*DATA LINES*.

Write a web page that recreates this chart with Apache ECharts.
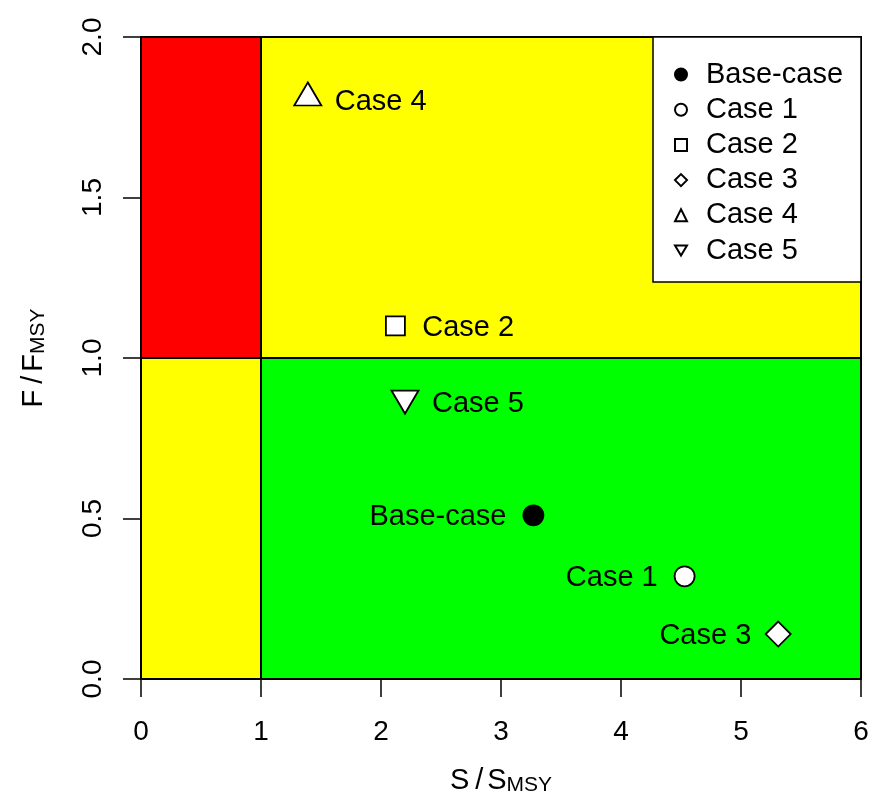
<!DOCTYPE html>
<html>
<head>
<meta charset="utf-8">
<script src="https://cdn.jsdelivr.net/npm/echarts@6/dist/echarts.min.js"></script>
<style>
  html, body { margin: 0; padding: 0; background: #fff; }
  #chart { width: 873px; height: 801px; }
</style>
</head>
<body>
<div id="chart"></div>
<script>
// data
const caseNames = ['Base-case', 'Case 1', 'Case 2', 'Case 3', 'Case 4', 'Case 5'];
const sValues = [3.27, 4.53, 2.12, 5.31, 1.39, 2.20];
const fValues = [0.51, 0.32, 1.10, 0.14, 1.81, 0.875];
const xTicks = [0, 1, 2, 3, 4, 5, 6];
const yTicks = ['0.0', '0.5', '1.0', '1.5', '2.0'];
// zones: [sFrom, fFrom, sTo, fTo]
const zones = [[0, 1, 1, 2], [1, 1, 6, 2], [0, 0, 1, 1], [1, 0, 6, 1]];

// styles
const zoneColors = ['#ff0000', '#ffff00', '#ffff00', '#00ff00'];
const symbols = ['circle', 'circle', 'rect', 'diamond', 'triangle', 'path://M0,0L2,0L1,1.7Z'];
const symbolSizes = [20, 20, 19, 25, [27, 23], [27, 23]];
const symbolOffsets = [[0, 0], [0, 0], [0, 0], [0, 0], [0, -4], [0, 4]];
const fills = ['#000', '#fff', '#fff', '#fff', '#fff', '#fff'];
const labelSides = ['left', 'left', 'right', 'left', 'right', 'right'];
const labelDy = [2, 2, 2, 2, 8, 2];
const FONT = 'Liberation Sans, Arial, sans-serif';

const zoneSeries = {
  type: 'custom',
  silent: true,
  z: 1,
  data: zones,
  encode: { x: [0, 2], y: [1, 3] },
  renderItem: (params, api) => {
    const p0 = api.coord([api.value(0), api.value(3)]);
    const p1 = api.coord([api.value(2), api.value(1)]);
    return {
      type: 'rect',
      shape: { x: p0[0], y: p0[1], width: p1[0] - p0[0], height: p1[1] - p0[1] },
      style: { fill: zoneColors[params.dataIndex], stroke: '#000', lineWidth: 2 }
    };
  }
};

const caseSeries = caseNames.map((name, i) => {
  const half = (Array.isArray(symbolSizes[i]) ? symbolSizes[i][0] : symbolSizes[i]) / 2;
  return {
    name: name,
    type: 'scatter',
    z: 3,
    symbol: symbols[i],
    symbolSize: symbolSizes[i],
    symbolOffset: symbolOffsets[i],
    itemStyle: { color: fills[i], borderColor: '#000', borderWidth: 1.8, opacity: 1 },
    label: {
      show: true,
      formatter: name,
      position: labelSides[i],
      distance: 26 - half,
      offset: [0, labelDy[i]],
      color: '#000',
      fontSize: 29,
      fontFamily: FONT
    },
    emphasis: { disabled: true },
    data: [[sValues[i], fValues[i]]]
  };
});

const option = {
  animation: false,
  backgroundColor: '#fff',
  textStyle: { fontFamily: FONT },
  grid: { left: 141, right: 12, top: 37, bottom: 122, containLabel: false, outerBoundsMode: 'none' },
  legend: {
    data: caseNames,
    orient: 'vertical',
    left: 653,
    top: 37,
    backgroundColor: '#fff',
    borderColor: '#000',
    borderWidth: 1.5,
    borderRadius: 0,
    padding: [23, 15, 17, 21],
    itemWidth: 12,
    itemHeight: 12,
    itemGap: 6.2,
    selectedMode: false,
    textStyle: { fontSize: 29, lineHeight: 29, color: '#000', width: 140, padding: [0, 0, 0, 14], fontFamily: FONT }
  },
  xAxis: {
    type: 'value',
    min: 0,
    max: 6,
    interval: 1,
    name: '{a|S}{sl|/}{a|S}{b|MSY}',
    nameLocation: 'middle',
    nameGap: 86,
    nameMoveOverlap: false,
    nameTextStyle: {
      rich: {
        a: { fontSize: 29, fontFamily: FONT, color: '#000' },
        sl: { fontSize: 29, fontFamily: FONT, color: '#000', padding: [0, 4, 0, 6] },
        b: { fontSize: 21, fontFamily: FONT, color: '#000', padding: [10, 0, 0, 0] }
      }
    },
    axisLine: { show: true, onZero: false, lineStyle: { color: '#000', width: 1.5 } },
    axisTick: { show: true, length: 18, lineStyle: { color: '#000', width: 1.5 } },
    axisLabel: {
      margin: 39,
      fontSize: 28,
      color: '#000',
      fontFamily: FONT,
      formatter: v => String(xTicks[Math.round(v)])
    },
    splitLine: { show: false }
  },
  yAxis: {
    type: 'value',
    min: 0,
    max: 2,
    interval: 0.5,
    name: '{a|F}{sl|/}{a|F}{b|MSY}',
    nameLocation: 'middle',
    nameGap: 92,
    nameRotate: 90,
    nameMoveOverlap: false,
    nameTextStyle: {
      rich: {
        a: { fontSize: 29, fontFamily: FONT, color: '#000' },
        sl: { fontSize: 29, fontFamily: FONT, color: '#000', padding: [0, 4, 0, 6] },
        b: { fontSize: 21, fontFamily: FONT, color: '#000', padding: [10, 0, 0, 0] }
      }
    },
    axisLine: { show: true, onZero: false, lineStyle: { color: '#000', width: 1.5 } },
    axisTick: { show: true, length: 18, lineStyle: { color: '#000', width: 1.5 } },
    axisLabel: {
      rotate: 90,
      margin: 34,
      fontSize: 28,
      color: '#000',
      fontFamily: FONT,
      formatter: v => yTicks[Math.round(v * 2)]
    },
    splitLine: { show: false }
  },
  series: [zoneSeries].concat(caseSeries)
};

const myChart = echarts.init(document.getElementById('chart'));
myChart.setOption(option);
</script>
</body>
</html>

*TASK TO CARRY OUT*. Copy out each line word for word, please, skipping the images.

*EXERCISE RESPONSE*.
Write a web page that recreates this chart with Apache ECharts.
<!DOCTYPE html>
<html>
<head>
<meta charset="utf-8">
<script src="https://cdn.jsdelivr.net/npm/echarts@6/dist/echarts.min.js"></script>
<style>
  html, body { margin: 0; padding: 0; background: #fff; }
  #chart { width: 873px; height: 801px; }
</style>
</head>
<body>
<div id="chart"></div>
<script>
// data
const caseNames = ['Base-case', 'Case 1', 'Case 2', 'Case 3', 'Case 4', 'Case 5'];
const sValues = [3.27, 4.53, 2.12, 5.31, 1.39, 2.20];
const fValues = [0.51, 0.32, 1.10, 0.14, 1.81, 0.875];
const xTicks = [0, 1, 2, 3, 4, 5, 6];
const yTicks = ['0.0', '0.5', '1.0', '1.5', '2.0'];
// zones: [sFrom, fFrom, sTo, fTo]
const zones = [[0, 1, 1, 2], [1, 1, 6, 2], [0, 0, 1, 1], [1, 0, 6, 1]];

// styles
const zoneColors = ['#ff0000', '#ffff00', '#ffff00', '#00ff00'];
const symbols = ['circle', 'circle', 'rect', 'diamond', 'triangle', 'path://M0,0L2,0L1,1.7Z'];
const symbolSizes = [20, 20, 19, 25, [27, 23], [27, 23]];
const symbolOffsets = [[0, 0], [0, 0], [0, 0], [0, 0], [0, -4], [0, 4]];
const fills = ['#000', '#fff', '#fff', '#fff', '#fff', '#fff'];
const labelSides = ['left', 'left', 'right', 'left', 'right', 'right'];
const labelDy = [2, 2, 2, 2, 8, 2];
const FONT = 'Liberation Sans, Arial, sans-serif';

const zoneSeries = {
  type: 'custom',
  silent: true,
  z: 1,
  data: zones,
  encode: { x: [0, 2], y: [1, 3] },
  renderItem: (params, api) => {
    const p0 = api.coord([api.value(0), api.value(3)]);
    const p1 = api.coord([api.value(2), api.value(1)]);
    return {
      type: 'rect',
      shape: { x: p0[0], y: p0[1], width: p1[0] - p0[0], height: p1[1] - p0[1] },
      style: { fill: zoneColors[params.dataIndex], stroke: '#000', lineWidth: 2 }
    };
  }
};

const caseSeries = caseNames.map((name, i) => {
  const half = (Array.isArray(symbolSizes[i]) ? symbolSizes[i][0] : symbolSizes[i]) / 2;
  return {
    name: name,
    type: 'scatter',
    z: 3,
    symbol: symbols[i],
    symbolSize: symbolSizes[i],
    symbolOffset: symbolOffsets[i],
    itemStyle: { color: fills[i], borderColor: '#000', borderWidth: 1.8, opacity: 1 },
    label: {
      show: true,
      formatter: name,
      position: labelSides[i],
      distance: 26 - half,
      offset: [0, labelDy[i]],
      color: '#000',
      fontSize: 29,
      fontFamily: FONT
    },
    emphasis: { disabled: true },
    data: [[sValues[i], fValues[i]]]
  };
});

const option = {
  animation: false,
  backgroundColor: '#fff',
  textStyle: { fontFamily: FONT },
  grid: { left: 141, right: 12, top: 37, bottom: 122, containLabel: false, outerBoundsMode: 'none' },
  legend: {
    data: caseNames,
    orient: 'vertical',
    left: 653,
    top: 37,
    backgroundColor: '#fff',
    borderColor: '#000',
    borderWidth: 1.5,
    borderRadius: 0,
    padding: [23, 15, 17, 21],
    itemWidth: 12,
    itemHeight: 12,
    itemGap: 6.2,
    selectedMode: false,
    textStyle: { fontSize: 29, lineHeight: 29, color: '#000', width: 140, padding: [0, 0, 0, 14], fontFamily: FONT }
  },
  xAxis: {
    type: 'value',
    min: 0,
    max: 6,
    interval: 1,
    name: '{a|S}{sl|/}{a|S}{b|MSY}',
    nameLocation: 'middle',
    nameGap: 86,
    nameMoveOverlap: false,
    nameTextStyle: {
      rich: {
        a: { fontSize: 29, fontFamily: FONT, color: '#000' },
        sl: { fontSize: 29, fontFamily: FONT, color: '#000', padding: [0, 4, 0, 6] },
        b: { fontSize: 21, fontFamily: FONT, color: '#000', padding: [10, 0, 0, 0] }
      }
    },
    axisLine: { show: true, onZero: false, lineStyle: { color: '#000', width: 1.5 } },
    axisTick: { show: true, length: 18, lineStyle: { color: '#000', width: 1.5 } },
    axisLabel: {
      margin: 39,
      fontSize: 28,
      color: '#000',
      fontFamily: FONT,
      formatter: v => String(xTicks[Math.round(v)])
    },
    splitLine: { show: false }
  },
  yAxis: {
    type: 'value',
    min: 0,
    max: 2,
    interval: 0.5,
    name: '{a|F}{sl|/}{a|F}{b|MSY}',
    nameLocation: 'middle',
    nameGap: 92,
    nameRotate: 90,
    nameMoveOverlap: false,
    nameTextStyle: {
      rich: {
        a: { fontSize: 29, fontFamily: FONT, color: '#000' },
        sl: { fontSize: 29, fontFamily: FONT, color: '#000', padding: [0, 4, 0, 6] },
        b: { fontSize: 21, fontFamily: FONT, color: '#000', padding: [10, 0, 0, 0] }
      }
    },
    axisLine: { show: true, onZero: false, lineStyle: { color: '#000', width: 1.5 } },
    axisTick: { show: true, length: 18, lineStyle: { color: '#000', width: 1.5 } },
    axisLabel: {
      rotate: 90,
      margin: 34,
      fontSize: 28,
      color: '#000',
      fontFamily: FONT,
      formatter: v => yTicks[Math.round(v * 2)]
    },
    splitLine: { show: false }
  },
  series: [zoneSeries].concat(caseSeries)
};

const myChart = echarts.init(document.getElementById('chart'));
myChart.setOption(option);
</script>
</body>
</html>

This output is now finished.